The travel department within the LDS Missionary Training center had been using a 16 year old program written in Delphi. Understandably, the app had become to require more and more maintenance. After administrative approval, we began meeting with them to lay out their needs and hopes for a replacement app.


Research

We met with them over the course of several months to understand the scope of the project and become familiar with their processes. Much of the issues we found with their older product revolved around multiple related pieces of information being seperated across several different sections. For example, creating a travel group of several people would require checking up to 3 different areas of the app to cross check data and travel eligibility. We made it our goal to make more logical groups of information so that any given task the department needed to complete could be done with minimal different page views.

We also learned that there were many tasks that were still being done with binders of paper and copying. We worked with the department to see how we could best digitize as much of the work as possible and automate as many of the tasks that were feasible.


Sketching/Wireframes

Once those ideation meetings had begun, we begun the initial design phase. A few third parties had done some early designs and I incorporated those ideas while doing wireframes and early user testing.



Iterating

Iteration and testing was a huge portion of the design process for this product. The previous application was so out of date and the travel office was so engrained in their process that a lot of discovery needed to be done in order to both deliver the functionality that they needed, while simultaneously streamlining the processes and building a modern UI.

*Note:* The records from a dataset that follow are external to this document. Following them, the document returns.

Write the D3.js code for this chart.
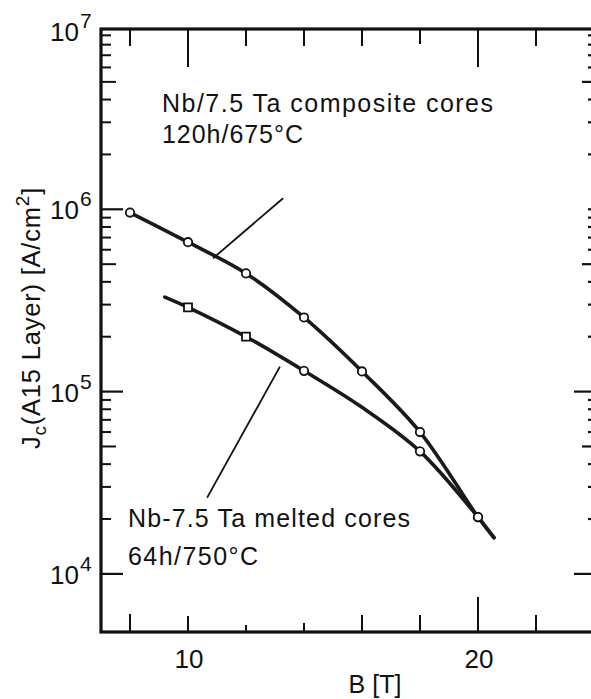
<!DOCTYPE html>
<html><head><meta charset="utf-8">
<script src="https://cdn.jsdelivr.net/npm/d3@7"></script>
<style>body{margin:0;background:#fff}svg{display:block}text{font-family:"Liberation Sans",Arial,sans-serif;fill:#111}</style>
</head><body><svg id="c" width="591" height="699"></svg>
<script>
// ---- data ----
const compB = [8, 10, 12, 14, 16, 18, 20];
const compJ = [9.6e5, 6.6e5, 4.45e5, 2.55e5, 1.29e5, 6.0e4, 2.05e4];
const compCurveB = [8, 10, 12, 14, 16, 18, 20, 20.55];
const compCurveJ = [9.6e5, 6.6e5, 4.45e5, 2.55e5, 1.29e5, 6.0e4, 2.05e4, 1.58e4];
const meltB = [10, 12, 14, 18, 20];
const meltJ = [2.9e5, 2.0e5, 1.3e5, 4.7e4, 2.05e4];
const meltSym = ["square", "square", "circle", "circle", "circle"];
const meltCurveB = [9.2, 10, 12, 14, 16, 18, 20, 20.55];
const meltCurveJ = [3.3e5, 2.9e5, 2.0e5, 1.3e5, 8.2e4, 4.7e4, 2.05e4, 1.58e4];
const xTicks = [8, 10, 12, 14, 16, 18, 20, 22];
const xLabels = [10, 20];
const yDecades = [1e4, 1e5, 1e6, 1e7];
const yLabelExp = [4, 5, 6, 7];
const minorMult = [2, 3, 4, 5, 6, 7, 8, 9];
const leaderComp = [[10.86, 5.38e5], [13.28, 1.15e6]];
const leaderMelt = [[13.17, 1.37e5], [10.66, 2.62e4]];
const noteComp = ["Nb/7.5 Ta composite cores", "120h/675°C"];
const noteMelt = ["Nb-7.5 Ta melted cores", "64h/750°C"];

// ---- layout ----
const L = 101, R = 597, T = 29, B = 632;
const svg = d3.select("#c");
const x = d3.scaleLinear().domain([7, 24]).range([L, L + 17 * 29]);
const y = d3.scaleLog().domain([4.8e3, 9.75e6]).range([B, T]);

// frame
svg.append("rect").attr("x", L).attr("y", T).attr("width", R - L).attr("height", B - T)
  .attr("fill", "none").attr("stroke", "#111").attr("stroke-width", 3.2);

// x ticks top & bottom
const topLen = {8:17, 10:38, 12:17, 14:17, 16:17, 18:15, 20:38, 22:17};
const botLen = {8:18, 10:16, 12:7, 14:9, 16:17, 18:17, 20:35, 22:17};
svg.append("g").selectAll("line").data(xTicks).join("line")
  .attr("x1", d => x(d)).attr("x2", d => x(d)).attr("y1", T).attr("y2", d => T + topLen[d])
  .attr("stroke", "#111").attr("stroke-width", 2);
svg.append("g").selectAll("line").data(xTicks).join("line")
  .attr("x1", d => x(d)).attr("x2", d => x(d)).attr("y1", B).attr("y2", d => B - botLen[d])
  .attr("stroke", "#111").attr("stroke-width", 2);

// y ticks left and right
const minor = [];
[1e4, 1e5, 1e6].forEach(dec => minorMult.forEach(k => minor.push({v: dec * k, k})));
svg.append("g").selectAll("line").data(minor).join("line")
  .attr("x1", L).attr("x2", d => L + (d.k === 5 ? 15 : 10))
  .attr("y1", d => y(d.v)).attr("y2", d => y(d.v)).attr("stroke", "#111").attr("stroke-width", 2);
svg.append("g").selectAll("line").data(yDecades.slice(0, 3)).join("line")
  .attr("x1", L).attr("x2", L + 22).attr("y1", d => y(d)).attr("y2", d => y(d))
  .attr("stroke", "#111").attr("stroke-width", 2.2);
const rx = 592;
svg.append("g").selectAll("line").data(minor).join("line")
  .attr("x1", rx).attr("x2", d => rx - (d.k === 5 ? 10 : 4))
  .attr("y1", d => y(d.v)).attr("y2", d => y(d.v)).attr("stroke", "#111").attr("stroke-width", 2.2);
svg.append("g").selectAll("line").data(yDecades.slice(0, 3)).join("line")
  .attr("x1", rx).attr("x2", d => rx - (d === 1e6 ? 4 : 18)).attr("y1", d => y(d)).attr("y2", d => y(d))
  .attr("stroke", "#111").attr("stroke-width", 2.2);

// y labels
const yl = svg.append("g").selectAll("text").data(yDecades).join("text")
  .attr("x", 50).attr("y", d => y(d) + (d === 1e7 ? 14 : 10)).attr("font-size", 26);
yl.append("tspan").text("10");
yl.append("tspan").attr("dy", -13).attr("dx", 1).attr("font-size", 21).text((d, i) => yLabelExp[i]);

// x labels
svg.append("g").selectAll("text").data(xLabels).join("text")
  .attr("x", d => x(d) + 1).attr("y", 668).attr("text-anchor", "middle").attr("font-size", 26).text(d => d);
svg.append("text").attr("x", 375).attr("y", 693).attr("text-anchor", "middle").attr("font-size", 25).text("B [T]");

// y title
const yt = svg.append("text").attr("transform", "translate(40,318) rotate(-90)")
  .attr("text-anchor", "middle").attr("font-size", 25.5).attr("letter-spacing", 0.8);
yt.append("tspan").text("J");
yt.append("tspan").attr("dy", 6).attr("font-size", 19).text("c");
yt.append("tspan").attr("dy", -6).text("(A15 Layer) [A/cm");
yt.append("tspan").attr("dy", -11).attr("font-size", 19).text("2");
yt.append("tspan").attr("dy", 11).text("]");

// curves
const line = d3.line().x(d => x(d[0])).y(d => y(d[1])).curve(d3.curveCatmullRom.alpha(0.5));
svg.append("path").attr("d", line(compCurveB.map((b, i) => [b, compCurveJ[i]])))
  .attr("fill", "none").attr("stroke", "#1a1a1a").attr("stroke-width", 3.6).attr("stroke-linecap", "round");
svg.append("path").attr("d", line(meltCurveB.map((b, i) => [b, meltCurveJ[i]])))
  .attr("fill", "none").attr("stroke", "#1a1a1a").attr("stroke-width", 3.6).attr("stroke-linecap", "round");

// leaders
const ll = d3.line().x(d => x(d[0])).y(d => y(d[1]));
[leaderComp, leaderMelt].forEach(p => svg.append("path").attr("d", ll(p))
  .attr("fill", "none").attr("stroke", "#111").attr("stroke-width", 1.8));

// markers
svg.append("g").selectAll("circle").data(compB).join("circle")
  .attr("cx", d => x(d)).attr("cy", (d, i) => y(compJ[i])).attr("r", 4.2)
  .attr("fill", "#fff").attr("stroke", "#111").attr("stroke-width", 1.8);
svg.append("g").selectAll("path").data(meltB).join("path")
  .attr("transform", (d, i) => `translate(${x(d)},${y(meltJ[i])})`)
  .attr("d", (d, i) => d3.symbol().type(meltSym[i] === "square" ? d3.symbolSquare : d3.symbolCircle).size(meltSym[i] === "square" ? 64 : 56)())
  .attr("fill", "#fff").attr("stroke", "#111").attr("stroke-width", 1.8);

// notes
svg.append("g").selectAll("text").data(noteComp).join("text")
  .attr("x", 162).attr("y", (d, i) => 112 + i * 31).attr("font-size", 25).text(d => d)
  .attr("textLength", (d, i) => i === 0 ? 331 : 141).attr("lengthAdjust", "spacing");
svg.append("g").selectAll("text").data(noteMelt).join("text")
  .attr("x", 128).attr("y", (d, i) => 527 + i * 38).attr("font-size", 25).text(d => d)
  .attr("textLength", (d, i) => i === 0 ? 282 : 130).attr("lengthAdjust", "spacing");
</script></body></html>
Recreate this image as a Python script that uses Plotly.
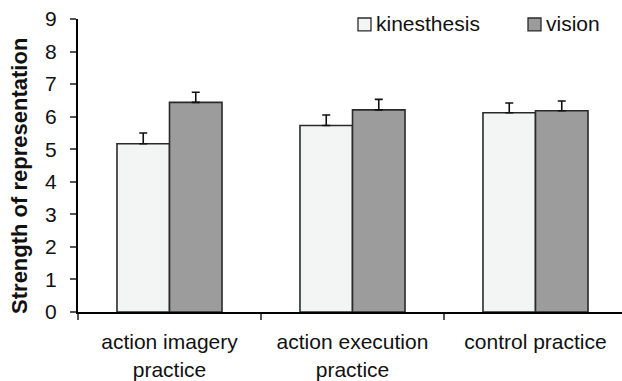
import plotly.graph_objects as go

# Practice conditions on the x axis
categories = ["action imagery<br>practice", "action execution<br>practice", "control practice"]

# Mean strength of representation per modality, with standard errors
series_names = ["kinesthesis", "vision"]
kinesthesis = [5.17, 5.73, 6.12]
kinesthesis_err = [0.33, 0.32, 0.30]
vision = [6.44, 6.21, 6.18]
vision_err = [0.31, 0.32, 0.30]

y_ticks = list(range(0, 10))
y_title = "Strength of representation"

fill_colors = ["#f3f5f4", "#9c9c9c"]
edge_color = "#2a2a2a"
font_family = "Liberation Sans, Arial, sans-serif"

W, H = 622, 381
M_L, M_R, M_T, M_B = 78, 0, 19, 67
plot_w = W - M_L - M_R
plot_h = H - M_T - M_B
cat_px = 183.0  # pixel width of one category slot

fig = go.Figure()
for name, vals, errs, color in zip(series_names, [kinesthesis, vision],
                                   [kinesthesis_err, vision_err], fill_colors):
    fig.add_trace(go.Bar(
        name=name,
        x=categories,
        y=vals,
        marker=dict(color=color, line=dict(color=edge_color, width=1.6)),
        error_y=dict(type="data", symmetric=False, array=errs,
                     arrayminus=[0] * len(errs),
                     color="#111111", thickness=1.6, width=4),
        showlegend=False,
    ))

fig.update_layout(
    width=W, height=H,
    margin=dict(l=M_L, r=M_R, t=M_T, b=M_B, pad=0),
    paper_bgcolor="white", plot_bgcolor="white",
    barmode="group", bargap=0.426, bargroupgap=0,
    font=dict(family=font_family, size=21, color="#111111"),
)

fig.update_xaxes(
    type="category",
    range=[-0.5, -0.5 + plot_w / cat_px],
    showline=True, linecolor="#000000", linewidth=2,
    ticks="outside", tickson="boundaries", ticklen=6, tickwidth=1.5,
    tickcolor="#555555",
    ticklabelstandoff=10,
    showgrid=False, zeroline=False,
    tickfont=dict(size=21, color="#111111"),
)

fig.update_yaxes(
    range=[0, 9],
    tickvals=y_ticks,
    ticktext=[str(v) for v in y_ticks],
    showline=True, linecolor="#000000", linewidth=2,
    ticks="outside", ticklen=6, tickwidth=1.5, tickcolor="#555555",
    ticklabelstandoff=9,
    showgrid=False, zeroline=False,
    tickfont=dict(size=21, color="#111111"),
)


def px_to_paper(px, py):
    return (px - M_L) / plot_w, (H - M_B - py) / plot_h


# Rotated y-axis title, placed a little below the plot's vertical centre
tx, ty = px_to_paper(20, 177)
fig.add_annotation(text="<b>" + y_title + "</b>", xref="paper", yref="paper",
                   x=tx, y=ty, xanchor="center", yanchor="middle",
                   textangle=-90, showarrow=False,
                   font=dict(size=22, color="#111111"))

# Legend: small framed squares followed by the series names
legend_x = [358, 528]
for name, color, lx in zip(series_names, fill_colors, legend_x):
    x0, y0 = px_to_paper(lx, 31)
    x1, y1 = px_to_paper(lx + 13, 18)
    fig.add_shape(type="rect", xref="paper", yref="paper",
                  x0=x0, y0=y0, x1=x1, y1=y1,
                  fillcolor=color, line=dict(color=edge_color, width=1.3))
    tx, ty = px_to_paper(lx + 16, 24)
    fig.add_annotation(text=name, xref="paper", yref="paper", x=tx, y=ty,
                       xanchor="left", yanchor="middle", showarrow=False,
                       font=dict(size=21, color="#111111"))

fig.write_html("out.html")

One instance where the interface changed considerably was viewing travel groups. The users had initially described their process as being able to see every separate missionary in a list view with their itinerary attached. I designed a few options, we settled on one, and it was built. After using it for a few weeks however, employees in the travel office reported that being able to see all of the itineraries for the travel group was a huge pain point. Since I had tried to recreate their old process only slightly tweaked, it resulted in a terrible accordion that required a massive amount of expanding and scrolling to be able to see the entire group’s data.. After some more thought, I designed a simplified two column view that allowed being able to see the itinerary and all of the missionaries of the group at the same time with few clicks and little to no scrolling.


High Fidelity Mocks

This product is currently in use at the MTC and new features are routinely being developed.


Takeaways

I learned a lot about working with stakeholders during this project. We (the project managers and I) ran into several issues where stakeholders would reject designs for seemingly no reason. We then went out of our way to involve stakeholders in every step of the process as much as feasible and they were much more accepting of our work, as they then felt it was their work as well.